Still, fashion and beauty were spaces where Dávila always felt at home, saying that, “makeup is one of the ways in which I express my personality.” As a kid, she recalls spending hours in Caguas’s fabric store El Telar, where her mom– a teacher– would buy materials to go get work uniforms made by a local seamstress. Dávila says that part of her construction of womanhood came from seeing her mom put herself together as a kid. “Even today, she sees me at protests wearing makeup and says, ‘Tú tienes mucho de mí’,” she says.
Yet, Dávila says she can’t ignore the harassment and violence faced by women who step outside the beauty standards of our society. “The performance of wearing or not wearing makeup, as a feminist, is something that has sexist weight,” she says. Dávila brings up a contrasting example between her and the Colectiva’s co-founder Shariana Ferrer Núñez, who’s a darker-skinned, fat woman. “When we are out there, visible, she receives insults that I don’t get,” Dávila explains. “My performance and expression is more aligned with the standard of womanhood and hers is not, so she gets attacked for breaking the rules.”

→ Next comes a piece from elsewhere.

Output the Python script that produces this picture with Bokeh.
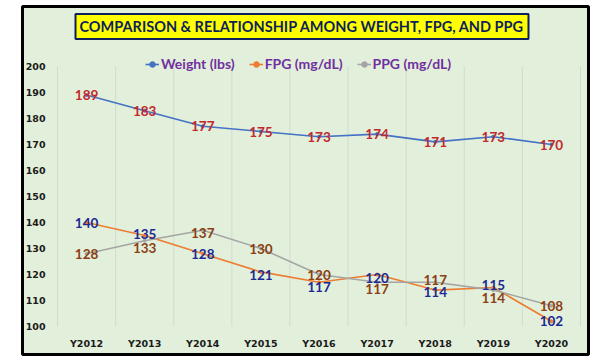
from bokeh.plotting import figure
from bokeh.models import ColumnDataSource, FixedTicker, Legend, LegendItem, Label
from bokeh.core.properties import value
from bokeh.embed import file_html
from bokeh.resources import INLINE

# ---- data ----
categories = ["Y2012", "Y2013", "Y2014", "Y2015", "Y2016", "Y2017", "Y2018", "Y2019", "Y2020"]
weight = [189, 183, 177, 175, 173, 174, 171, 173, 170]
fpg = [140, 135, 128, 121, 117, 120, 114, 115, 102]
ppg = [128, 133, 137, 130, 120, 117, 117, 114, 108]
y_ticks = [100, 110, 120, 130, 140, 150, 160, 170, 180, 190, 200]
title_text = "COMPARISON & RELATIONSHIP AMONG WEIGHT, FPG, AND PPG"
series_names = ["Weight (lbs)", "FPG (mg/dL)", "PPG (mg/dL)"]

# label nudges in screen px (positive = down)
fpg_dy = [0, -2, 0, 3, 5, 3, 2, -3, 0]
ppg_dy = [0, 7, 3, 0, 0, 7, -2, 8, 0]

# ---- geometry (canvas px; canvas sits at the page origin) ----
W, H = 600, 359
FR_L, FR_R, FR_T, FR_B = 22, 588, 6, 354       # framed green panel
PA_L, PA_R, PA_T, PA_B = 57, 580, 66, 326      # plotting area
n = len(categories)
ymin, ymax = y_ticks[0], y_ticks[-1]
ppx = (PA_R - PA_L) / n
ppy = (PA_B - PA_T) / (ymax - ymin)
x_start = -0.5 - (PA_L - FR_L) / ppx
x_end = n - 0.5 + (FR_R - PA_R) / ppx
y_start = ymin - (FR_B - PA_B) / ppy
y_end = ymax + (PA_T - FR_T) / ppy

xs = list(range(n))
src = ColumnDataSource(dict(
    x=xs, weight=weight, fpg=fpg, ppg=ppg,
    wl=[str(v) for v in weight], fl=[str(v) for v in fpg], pl=[str(v) for v in ppg],
    fdy=fpg_dy, pdy=ppg_dy,
))

GREEN = "#E2EFDA"
p = figure(width=W, height=H, x_range=(x_start, x_end), y_range=(y_start, y_end),
           output_backend="svg", toolbar_location=None,
           min_border_left=FR_L, min_border_right=W - FR_R,
           min_border_top=FR_T, min_border_bottom=H - FR_B,
           background_fill_color=GREEN, border_fill_color="white",
           outline_line_color="black", outline_line_width=3)

# axes drawn at the plotting-area edges
p.yaxis.fixed_location = -0.5
p.xaxis.fixed_location = ymin
p.yaxis.ticker = FixedTicker(ticks=y_ticks)
p.xaxis.ticker = FixedTicker(ticks=xs)
p.xaxis.major_label_overrides = {i: c for i, c in zip(xs, categories)}
for ax in (p.xaxis[0], p.yaxis[0]):
    ax.axis_line_color = None
    ax.major_tick_line_color = None
    ax.minor_tick_line_color = None
    ax.major_tick_out = 0
    ax.major_tick_in = 0
    ax.minor_tick_out = 0
    ax.major_label_text_font = "DejaVu Sans"
    ax.major_label_text_font_style = "bold"
    ax.major_label_text_font_size = "9.5px"
    ax.major_label_text_color = "#1a1a1a"
p.yaxis.major_label_standoff = 12
p.xaxis.major_label_standoff = 11

p.grid.grid_line_color = None
bounds = [i - 0.5 for i in range(n + 1)]
p.segment(x0=bounds, y0=[ymin] * len(bounds), x1=bounds, y1=[ymax] * len(bounds),
          line_color="#D3DACF", line_width=1)

# lines
colors = ["#4472C4", "#ED7D31", "#A5A5A5"]
renderers = []
for col, c in zip(["weight", "fpg", "ppg"], colors):
    ln = p.line("x", col, source=src, line_color=c, line_width=1.6)
    sc = p.scatter("x", col, source=src, marker="circle", size=3, line_color=c, fill_color=c)
    renderers.append([ln, sc])

# data labels
lab_font = value("Lato")
common = dict(source=src, text_align="center", text_baseline="middle",
              text_font=lab_font, text_font_style="bold", text_font_size="13.5px")
p.text("x", "weight", text="wl", text_color="#C3282E", **common)
p.text("x", "fpg", text="fl", y_offset="fdy", text_color="#1B2A94", **common)
p.text("x", "ppg", text="pl", y_offset="pdy", text_color="#8A3F14", **common)

# legend
legend = Legend(items=[LegendItem(label=nm, renderers=r) for nm, r in zip(series_names, renderers)],
                orientation="horizontal", location=(145 - FR_L, FR_B - 72),
                background_fill_alpha=0, border_line_color=None,
                label_text_font="Lato", label_text_font_style="bold", label_text_font_size="14px",
                label_text_color="#7030A0", glyph_width=14, glyph_height=14,
                label_standoff=2, spacing=14, padding=2, margin=0)
p.add_layout(legend)

# title box
title = Label(x=301.5 - FR_L, y=FR_B - 26, x_units="screen", y_units="screen", text=title_text,
              text_align="center", text_baseline="middle",
              text_font="Lato", text_font_style="bold", text_font_size="14.5px", text_color="#0D1F5C",
              background_fill_color="#FFFF00", border_line_color="#0D1F5C", border_line_width=2,
              padding=4)
p.add_layout(title)

open("out.html", "w").write(file_html(p, INLINE))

As a feminist, it’s often an internal struggle to understand if my love of style makes me a bad feminist. I know I’m not the only one. When I finished my conversation with Dávila, I went back to Roxane Gay’s book “Bad Feminist,” where she writes: “I believe feminism is grounded in supporting the choices of women even if we wouldn’t make certain choices for ourselves.” Choice, at the end of the day, is the pillar of today’s feminism.
Dávila says that’s part of why she decided to become a feminist activist. As a Black Puerto Rican lawyer and media expert, she says she confronted her fear to be an active member of the Colectiva by telling herself: “There’s no one who can represent me more than me.”